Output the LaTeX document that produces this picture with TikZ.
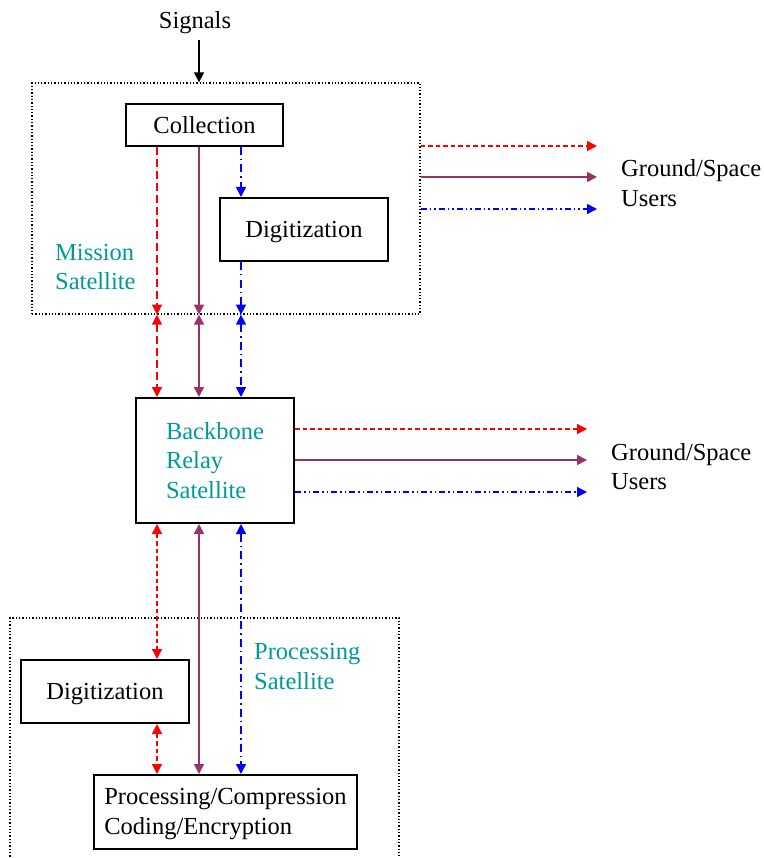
\documentclass[tikz,border=0pt]{standalone}
\usepackage{fontspec}
\setmainfont{Liberation Serif}
\usetikzlibrary{arrows.meta}
\definecolor{linkred}{RGB}{255,0,0}
\definecolor{linkplum}{RGB}{153,51,102}
\definecolor{linkblue}{RGB}{0,0,255}
\definecolor{satteal}{RGB}{0,153,153}

\tikzset{
  base/.style={font=\fontsize{24.5}{29.5}\selectfont},
  block/.style={base, draw, line width=2pt, inner sep=0pt, align=center},
  satbox/.style={draw, line width=1.3pt, dash pattern=on 1.3pt off 2pt, inner sep=0pt},
  satlabel/.style={base, text=satteal, align=left, inner sep=0pt, anchor=west},
  userlabel/.style={base, align=left, inner sep=0pt, anchor=west},
  onetip/.style={-{Triangle[length=10pt,width=10pt]}},
  twotip/.style={{Triangle[length=10pt,width=10pt]}-{Triangle[length=10pt,width=10pt]}},
  redlong/.style={linkred, line width=1.4pt, dash pattern=on 8pt off 4pt},
  redshort/.style={linkred, line width=1.4pt, dash pattern=on 4.5pt off 3pt},
  plumline/.style={linkplum, line width=1.8pt},
  bluelong/.style={linkblue, line width=1.4pt, dash pattern=on 8pt off 4pt on 1.5pt off 4pt},
  blueshort/.style={linkblue, line width=1.4pt, dash pattern=on 6pt off 3pt on 1.5pt off 3pt on 1.5pt off 3pt},
}

\begin{document}
\begin{tikzpicture}[x=1pt,y=-1pt]
\useasboundingbox (0,0) rectangle (763,858);

% satellite enclosures
\node[satbox, minimum width=388pt, minimum height=231pt] (mission) at (226,198.5) {};
\node[satbox, minimum width=389pt, minimum height=252pt] (procsat) at (204.5,744) {};

% blocks
\node[block, minimum width=157pt, minimum height=42pt] (coll) at (204.5,125) {Collection};
\node[block, minimum width=168pt, minimum height=63pt, text depth=0pt] (dig1) at (304,229.5) {Digitization};
\node[block, minimum width=158pt, minimum height=125pt, text=satteal, align=left] (relay) at (215,460.5) {Backbone\\Relay\\Satellite};
\node[block, minimum width=168pt, minimum height=63pt, text depth=0pt] (dig2) at (105,691.5) {Digitization};
\node[block, minimum width=263pt, minimum height=74pt] (proc) at (225.5,812) {};
\node[base, align=left, inner sep=0pt] (proctext) at (225.5,814) {Processing/Compression\\Coding/Encryption};

% labels
\node[base, inner sep=0pt, text depth=0pt] (signals) at (195,20) {Signals};
\node[satlabel] (missionlbl) at (55,267) {Mission\\Satellite};
\node[satlabel] (proclbl) at (254,666.5) {Processing\\Satellite};
\node[userlabel] (users1) at (621,183) {Ground/Space\\Users};
\node[userlabel] (users2) at (611,466.5) {Ground/Space\\Users};

% columns of the three links
\coordinate (xr) at (157,0);
\coordinate (xp) at (199,0);
\coordinate (xb) at (241,0);
\coordinate (sigtop) at (199,40);

% incoming signals
\draw[onetip, black, line width=1.3pt] (sigtop) -- (mission.north -| xp);

% inside the mission satellite
\draw[redlong, onetip] (coll.south -| xr) -- (mission.south -| xr);
\draw[plumline, onetip] (coll.south -| xp) -- (mission.south -| xp);
\draw[bluelong, onetip] (coll.south -| xb) -- (dig1.north -| xb);
\draw[bluelong, onetip] (dig1.south -| xb) -- (mission.south -| xb);

% mission satellite to relay
\draw[redlong, twotip] (mission.south -| xr) -- (relay.north -| xr);
\draw[plumline, twotip] (mission.south -| xp) -- (relay.north -| xp);
\draw[bluelong, twotip] (mission.south -| xb) -- (relay.north -| xb);

% relay to processing satellite
\draw[redshort, twotip] (relay.south -| xr) -- (dig2.north -| xr);
\draw[redshort, twotip] (dig2.south -| xr) -- (proc.north -| xr);
\draw[plumline, twotip] (relay.south -| xp) -- (proc.north -| xp);
\draw[bluelong, twotip] (relay.south -| xb) -- (proc.north -| xb);

% downlinks to users
\coordinate (u1) at (597,146);
\coordinate (u2) at (597,177);
\coordinate (u3) at (597,209);
\coordinate (u4) at (587,429);
\coordinate (u5) at (587,460);
\coordinate (u6) at (587,492);
\draw[redshort, onetip] (mission.east |- u1) -- (u1);
\draw[plumline, onetip] (mission.east |- u2) -- (u2);
\draw[blueshort, onetip] (mission.east |- u3) -- (u3);
\draw[redshort, onetip] (relay.east |- u4) -- (u4);
\draw[plumline, onetip] (relay.east |- u5) -- (u5);
\draw[blueshort, onetip] (relay.east |- u6) -- (u6);
\end{tikzpicture}
\end{document}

---*---

**What the task asks**: Copy each line exactly, and leave the pictures out of your copy.

**Result of this exercise**:
Output the LaTeX document that produces this picture with TikZ.
\documentclass[tikz,border=0pt]{standalone}
\usepackage{fontspec}
\setmainfont{Liberation Serif}
\usetikzlibrary{arrows.meta}
\definecolor{linkred}{RGB}{255,0,0}
\definecolor{linkplum}{RGB}{153,51,102}
\definecolor{linkblue}{RGB}{0,0,255}
\definecolor{satteal}{RGB}{0,153,153}

\tikzset{
  base/.style={font=\fontsize{24.5}{29.5}\selectfont},
  block/.style={base, draw, line width=2pt, inner sep=0pt, align=center},
  satbox/.style={draw, line width=1.3pt, dash pattern=on 1.3pt off 2pt, inner sep=0pt},
  satlabel/.style={base, text=satteal, align=left, inner sep=0pt, anchor=west},
  userlabel/.style={base, align=left, inner sep=0pt, anchor=west},
  onetip/.style={-{Triangle[length=10pt,width=10pt]}},
  twotip/.style={{Triangle[length=10pt,width=10pt]}-{Triangle[length=10pt,width=10pt]}},
  redlong/.style={linkred, line width=1.4pt, dash pattern=on 8pt off 4pt},
  redshort/.style={linkred, line width=1.4pt, dash pattern=on 4.5pt off 3pt},
  plumline/.style={linkplum, line width=1.8pt},
  bluelong/.style={linkblue, line width=1.4pt, dash pattern=on 8pt off 4pt on 1.5pt off 4pt},
  blueshort/.style={linkblue, line width=1.4pt, dash pattern=on 6pt off 3pt on 1.5pt off 3pt on 1.5pt off 3pt},
}

\begin{document}
\begin{tikzpicture}[x=1pt,y=-1pt]
\useasboundingbox (0,0) rectangle (763,858);

% satellite enclosures
\node[satbox, minimum width=388pt, minimum height=231pt] (mission) at (226,198.5) {};
\node[satbox, minimum width=389pt, minimum height=252pt] (procsat) at (204.5,744) {};

% blocks
\node[block, minimum width=157pt, minimum height=42pt] (coll) at (204.5,125) {Collection};
\node[block, minimum width=168pt, minimum height=63pt, text depth=0pt] (dig1) at (304,229.5) {Digitization};
\node[block, minimum width=158pt, minimum height=125pt, text=satteal, align=left] (relay) at (215,460.5) {Backbone\\Relay\\Satellite};
\node[block, minimum width=168pt, minimum height=63pt, text depth=0pt] (dig2) at (105,691.5) {Digitization};
\node[block, minimum width=263pt, minimum height=74pt] (proc) at (225.5,812) {};
\node[base, align=left, inner sep=0pt] (proctext) at (225.5,814) {Processing/Compression\\Coding/Encryption};

% labels
\node[base, inner sep=0pt, text depth=0pt] (signals) at (195,20) {Signals};
\node[satlabel] (missionlbl) at (55,267) {Mission\\Satellite};
\node[satlabel] (proclbl) at (254,666.5) {Processing\\Satellite};
\node[userlabel] (users1) at (621,183) {Ground/Space\\Users};
\node[userlabel] (users2) at (611,466.5) {Ground/Space\\Users};

% columns of the three links
\coordinate (xr) at (157,0);
\coordinate (xp) at (199,0);
\coordinate (xb) at (241,0);
\coordinate (sigtop) at (199,40);

% incoming signals
\draw[onetip, black, line width=1.3pt] (sigtop) -- (mission.north -| xp);

% inside the mission satellite
\draw[redlong, onetip] (coll.south -| xr) -- (mission.south -| xr);
\draw[plumline, onetip] (coll.south -| xp) -- (mission.south -| xp);
\draw[bluelong, onetip] (coll.south -| xb) -- (dig1.north -| xb);
\draw[bluelong, onetip] (dig1.south -| xb) -- (mission.south -| xb);

% mission satellite to relay
\draw[redlong, twotip] (mission.south -| xr) -- (relay.north -| xr);
\draw[plumline, twotip] (mission.south -| xp) -- (relay.north -| xp);
\draw[bluelong, twotip] (mission.south -| xb) -- (relay.north -| xb);

% relay to processing satellite
\draw[redshort, twotip] (relay.south -| xr) -- (dig2.north -| xr);
\draw[redshort, twotip] (dig2.south -| xr) -- (proc.north -| xr);
\draw[plumline, twotip] (relay.south -| xp) -- (proc.north -| xp);
\draw[bluelong, twotip] (relay.south -| xb) -- (proc.north -| xb);

% downlinks to users
\coordinate (u1) at (597,146);
\coordinate (u2) at (597,177);
\coordinate (u3) at (597,209);
\coordinate (u4) at (587,429);
\coordinate (u5) at (587,460);
\coordinate (u6) at (587,492);
\draw[redshort, onetip] (mission.east |- u1) -- (u1);
\draw[plumline, onetip] (mission.east |- u2) -- (u2);
\draw[blueshort, onetip] (mission.east |- u3) -- (u3);
\draw[redshort, onetip] (relay.east |- u4) -- (u4);
\draw[plumline, onetip] (relay.east |- u5) -- (u5);
\draw[blueshort, onetip] (relay.east |- u6) -- (u6);
\end{tikzpicture}
\end{document}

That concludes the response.